**What is expected:**
Only the lines from the start up to and including the line containing "plt.rcParams['font.weight'] = 'bold'" should be repeated, word for word.

**Collected data:**
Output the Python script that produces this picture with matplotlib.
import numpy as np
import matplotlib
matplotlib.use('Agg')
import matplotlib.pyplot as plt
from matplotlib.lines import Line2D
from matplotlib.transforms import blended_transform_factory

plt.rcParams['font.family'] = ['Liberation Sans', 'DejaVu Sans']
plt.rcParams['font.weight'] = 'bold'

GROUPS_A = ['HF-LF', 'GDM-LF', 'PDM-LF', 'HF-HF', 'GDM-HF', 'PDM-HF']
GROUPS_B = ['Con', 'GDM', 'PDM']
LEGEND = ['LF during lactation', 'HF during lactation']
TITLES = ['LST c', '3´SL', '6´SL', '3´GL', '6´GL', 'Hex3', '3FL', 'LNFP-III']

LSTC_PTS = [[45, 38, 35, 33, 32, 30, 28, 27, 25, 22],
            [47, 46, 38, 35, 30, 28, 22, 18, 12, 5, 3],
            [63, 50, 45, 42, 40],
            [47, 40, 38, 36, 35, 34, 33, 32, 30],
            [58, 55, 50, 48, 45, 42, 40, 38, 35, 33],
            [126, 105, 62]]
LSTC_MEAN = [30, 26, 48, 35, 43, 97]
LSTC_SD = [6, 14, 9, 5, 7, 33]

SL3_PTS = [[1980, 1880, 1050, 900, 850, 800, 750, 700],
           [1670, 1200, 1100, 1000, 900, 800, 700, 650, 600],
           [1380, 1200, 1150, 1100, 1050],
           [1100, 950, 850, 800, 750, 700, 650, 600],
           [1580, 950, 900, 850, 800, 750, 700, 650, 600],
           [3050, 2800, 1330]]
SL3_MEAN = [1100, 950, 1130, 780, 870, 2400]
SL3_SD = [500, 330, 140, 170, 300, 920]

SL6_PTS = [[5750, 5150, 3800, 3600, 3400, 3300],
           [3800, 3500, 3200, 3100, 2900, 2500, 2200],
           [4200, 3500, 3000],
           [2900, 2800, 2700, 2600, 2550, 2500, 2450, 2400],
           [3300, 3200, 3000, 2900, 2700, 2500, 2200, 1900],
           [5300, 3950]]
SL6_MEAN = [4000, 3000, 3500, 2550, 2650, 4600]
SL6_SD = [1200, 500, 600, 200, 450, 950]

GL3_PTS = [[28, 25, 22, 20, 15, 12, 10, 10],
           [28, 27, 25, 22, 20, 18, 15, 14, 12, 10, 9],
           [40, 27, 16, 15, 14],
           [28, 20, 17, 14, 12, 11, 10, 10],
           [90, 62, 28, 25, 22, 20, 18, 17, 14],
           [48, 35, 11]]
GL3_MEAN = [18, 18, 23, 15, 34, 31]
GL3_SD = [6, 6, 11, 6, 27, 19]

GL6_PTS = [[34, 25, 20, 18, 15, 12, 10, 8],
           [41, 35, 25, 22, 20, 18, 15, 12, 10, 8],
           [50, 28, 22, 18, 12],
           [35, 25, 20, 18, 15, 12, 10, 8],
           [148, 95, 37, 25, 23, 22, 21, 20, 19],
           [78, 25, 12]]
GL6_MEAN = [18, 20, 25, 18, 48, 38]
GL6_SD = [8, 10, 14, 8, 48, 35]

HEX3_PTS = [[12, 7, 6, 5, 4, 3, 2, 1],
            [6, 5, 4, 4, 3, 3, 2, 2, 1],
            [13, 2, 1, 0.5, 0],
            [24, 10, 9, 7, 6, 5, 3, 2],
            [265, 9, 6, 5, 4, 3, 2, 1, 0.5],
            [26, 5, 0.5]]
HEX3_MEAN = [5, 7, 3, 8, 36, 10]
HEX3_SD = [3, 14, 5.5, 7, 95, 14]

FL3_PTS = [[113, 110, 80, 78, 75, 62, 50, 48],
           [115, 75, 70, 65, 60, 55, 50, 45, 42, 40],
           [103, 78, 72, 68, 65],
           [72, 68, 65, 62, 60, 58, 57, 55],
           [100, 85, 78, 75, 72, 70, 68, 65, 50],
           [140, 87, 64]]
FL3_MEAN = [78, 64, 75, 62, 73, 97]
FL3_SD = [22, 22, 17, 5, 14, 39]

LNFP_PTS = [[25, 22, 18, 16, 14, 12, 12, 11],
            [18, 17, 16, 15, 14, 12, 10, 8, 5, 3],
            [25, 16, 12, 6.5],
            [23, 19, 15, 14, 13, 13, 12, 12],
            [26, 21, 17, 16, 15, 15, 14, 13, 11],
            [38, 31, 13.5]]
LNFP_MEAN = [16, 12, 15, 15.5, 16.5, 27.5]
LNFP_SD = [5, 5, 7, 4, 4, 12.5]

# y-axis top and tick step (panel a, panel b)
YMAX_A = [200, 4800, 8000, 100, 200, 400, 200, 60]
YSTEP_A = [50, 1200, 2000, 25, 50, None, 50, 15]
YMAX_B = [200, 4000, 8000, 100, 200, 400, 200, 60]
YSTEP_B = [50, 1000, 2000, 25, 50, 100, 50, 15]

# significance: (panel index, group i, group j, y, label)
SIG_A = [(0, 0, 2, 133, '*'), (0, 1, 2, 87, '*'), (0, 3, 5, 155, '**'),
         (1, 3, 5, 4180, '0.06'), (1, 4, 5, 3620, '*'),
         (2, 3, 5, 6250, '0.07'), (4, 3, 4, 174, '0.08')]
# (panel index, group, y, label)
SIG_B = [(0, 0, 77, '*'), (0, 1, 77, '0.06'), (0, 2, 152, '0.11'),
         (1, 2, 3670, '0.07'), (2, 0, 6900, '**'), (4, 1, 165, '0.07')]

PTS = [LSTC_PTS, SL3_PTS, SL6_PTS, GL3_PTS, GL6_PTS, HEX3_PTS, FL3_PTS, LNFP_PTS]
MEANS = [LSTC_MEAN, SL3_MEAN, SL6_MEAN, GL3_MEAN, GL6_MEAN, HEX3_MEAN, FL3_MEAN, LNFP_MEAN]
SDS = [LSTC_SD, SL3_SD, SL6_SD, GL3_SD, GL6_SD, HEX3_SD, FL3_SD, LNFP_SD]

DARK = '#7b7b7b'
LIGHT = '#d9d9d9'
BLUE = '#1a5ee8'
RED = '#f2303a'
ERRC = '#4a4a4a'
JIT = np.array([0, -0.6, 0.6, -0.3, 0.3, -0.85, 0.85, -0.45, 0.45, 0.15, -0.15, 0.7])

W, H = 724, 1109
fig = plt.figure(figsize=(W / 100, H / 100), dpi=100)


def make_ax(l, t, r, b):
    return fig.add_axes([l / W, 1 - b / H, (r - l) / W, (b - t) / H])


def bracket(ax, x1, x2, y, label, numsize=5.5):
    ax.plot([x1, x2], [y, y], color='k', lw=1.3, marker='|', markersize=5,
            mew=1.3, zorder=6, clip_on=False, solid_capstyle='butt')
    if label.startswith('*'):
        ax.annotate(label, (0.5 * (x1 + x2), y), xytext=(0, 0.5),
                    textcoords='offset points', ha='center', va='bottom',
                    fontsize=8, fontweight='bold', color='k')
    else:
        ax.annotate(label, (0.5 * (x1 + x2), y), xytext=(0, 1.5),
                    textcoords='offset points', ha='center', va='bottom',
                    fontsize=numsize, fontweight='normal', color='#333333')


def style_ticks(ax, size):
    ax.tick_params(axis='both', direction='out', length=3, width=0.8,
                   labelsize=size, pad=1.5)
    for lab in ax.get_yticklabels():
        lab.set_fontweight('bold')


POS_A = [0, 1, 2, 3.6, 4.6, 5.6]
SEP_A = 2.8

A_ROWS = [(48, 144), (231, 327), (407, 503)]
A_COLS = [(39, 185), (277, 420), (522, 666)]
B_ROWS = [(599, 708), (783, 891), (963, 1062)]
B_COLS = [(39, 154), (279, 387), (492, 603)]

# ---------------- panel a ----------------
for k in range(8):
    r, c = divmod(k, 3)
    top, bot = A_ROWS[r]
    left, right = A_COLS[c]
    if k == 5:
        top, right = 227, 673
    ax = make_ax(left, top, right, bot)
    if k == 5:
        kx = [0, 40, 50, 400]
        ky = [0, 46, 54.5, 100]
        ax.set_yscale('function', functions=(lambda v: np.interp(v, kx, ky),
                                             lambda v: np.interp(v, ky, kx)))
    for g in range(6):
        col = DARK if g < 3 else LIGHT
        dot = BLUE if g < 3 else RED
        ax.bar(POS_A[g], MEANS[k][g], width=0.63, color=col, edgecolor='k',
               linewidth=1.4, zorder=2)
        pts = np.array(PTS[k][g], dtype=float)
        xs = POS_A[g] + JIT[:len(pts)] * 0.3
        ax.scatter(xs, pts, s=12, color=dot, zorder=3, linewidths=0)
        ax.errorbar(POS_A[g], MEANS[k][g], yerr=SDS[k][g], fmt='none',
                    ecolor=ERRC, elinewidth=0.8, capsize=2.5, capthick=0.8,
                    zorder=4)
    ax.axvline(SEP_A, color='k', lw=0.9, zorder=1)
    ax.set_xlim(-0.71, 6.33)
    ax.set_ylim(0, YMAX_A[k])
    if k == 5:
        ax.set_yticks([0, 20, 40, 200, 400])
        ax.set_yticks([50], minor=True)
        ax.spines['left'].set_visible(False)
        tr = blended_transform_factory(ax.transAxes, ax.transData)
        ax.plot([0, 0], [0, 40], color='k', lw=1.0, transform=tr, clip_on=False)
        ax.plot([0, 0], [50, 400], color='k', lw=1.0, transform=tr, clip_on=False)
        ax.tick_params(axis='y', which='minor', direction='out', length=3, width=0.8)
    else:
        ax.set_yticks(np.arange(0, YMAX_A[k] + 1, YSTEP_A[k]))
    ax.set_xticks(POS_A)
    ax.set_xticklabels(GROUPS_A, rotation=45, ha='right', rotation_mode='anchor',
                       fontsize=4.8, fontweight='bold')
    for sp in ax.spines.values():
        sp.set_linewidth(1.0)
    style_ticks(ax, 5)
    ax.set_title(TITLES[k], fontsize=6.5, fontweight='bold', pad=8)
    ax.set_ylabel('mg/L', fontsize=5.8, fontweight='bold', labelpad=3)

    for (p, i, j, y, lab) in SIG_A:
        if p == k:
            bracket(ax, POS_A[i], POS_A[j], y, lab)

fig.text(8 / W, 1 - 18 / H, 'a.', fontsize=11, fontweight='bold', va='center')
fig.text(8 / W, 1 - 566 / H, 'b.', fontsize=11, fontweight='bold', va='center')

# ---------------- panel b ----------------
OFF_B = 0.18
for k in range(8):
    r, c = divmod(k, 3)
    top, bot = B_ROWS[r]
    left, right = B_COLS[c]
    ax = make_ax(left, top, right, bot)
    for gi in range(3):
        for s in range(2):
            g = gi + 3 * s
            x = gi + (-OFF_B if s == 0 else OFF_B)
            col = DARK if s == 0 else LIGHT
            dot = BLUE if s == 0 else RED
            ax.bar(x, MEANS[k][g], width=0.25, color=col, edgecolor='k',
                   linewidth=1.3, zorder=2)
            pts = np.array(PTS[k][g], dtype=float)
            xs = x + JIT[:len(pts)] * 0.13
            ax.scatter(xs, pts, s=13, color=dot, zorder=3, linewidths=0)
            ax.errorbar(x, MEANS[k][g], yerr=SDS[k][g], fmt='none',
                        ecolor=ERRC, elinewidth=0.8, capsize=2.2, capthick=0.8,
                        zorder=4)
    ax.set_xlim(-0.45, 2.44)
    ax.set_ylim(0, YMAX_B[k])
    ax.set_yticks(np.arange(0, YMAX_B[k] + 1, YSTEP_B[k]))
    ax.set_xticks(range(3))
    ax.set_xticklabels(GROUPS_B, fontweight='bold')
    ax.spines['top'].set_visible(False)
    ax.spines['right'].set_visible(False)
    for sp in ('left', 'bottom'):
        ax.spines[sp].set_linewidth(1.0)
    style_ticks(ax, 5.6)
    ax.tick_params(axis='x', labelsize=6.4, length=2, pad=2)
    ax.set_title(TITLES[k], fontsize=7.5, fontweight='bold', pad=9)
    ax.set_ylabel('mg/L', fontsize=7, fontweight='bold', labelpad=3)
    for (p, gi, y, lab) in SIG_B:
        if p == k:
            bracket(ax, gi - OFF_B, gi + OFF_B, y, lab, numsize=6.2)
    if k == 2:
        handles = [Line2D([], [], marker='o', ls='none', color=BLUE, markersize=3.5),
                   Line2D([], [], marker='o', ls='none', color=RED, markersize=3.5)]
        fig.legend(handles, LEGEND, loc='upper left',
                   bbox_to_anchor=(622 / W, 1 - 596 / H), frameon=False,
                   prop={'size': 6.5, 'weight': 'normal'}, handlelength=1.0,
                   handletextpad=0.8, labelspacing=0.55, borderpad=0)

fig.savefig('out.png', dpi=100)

**Complete response:**
Output the Python script that produces this picture with matplotlib.
import numpy as np
import matplotlib
matplotlib.use('Agg')
import matplotlib.pyplot as plt
from matplotlib.lines import Line2D
from matplotlib.transforms import blended_transform_factory

plt.rcParams['font.family'] = ['Liberation Sans', 'DejaVu Sans']
plt.rcParams['font.weight'] = 'bold'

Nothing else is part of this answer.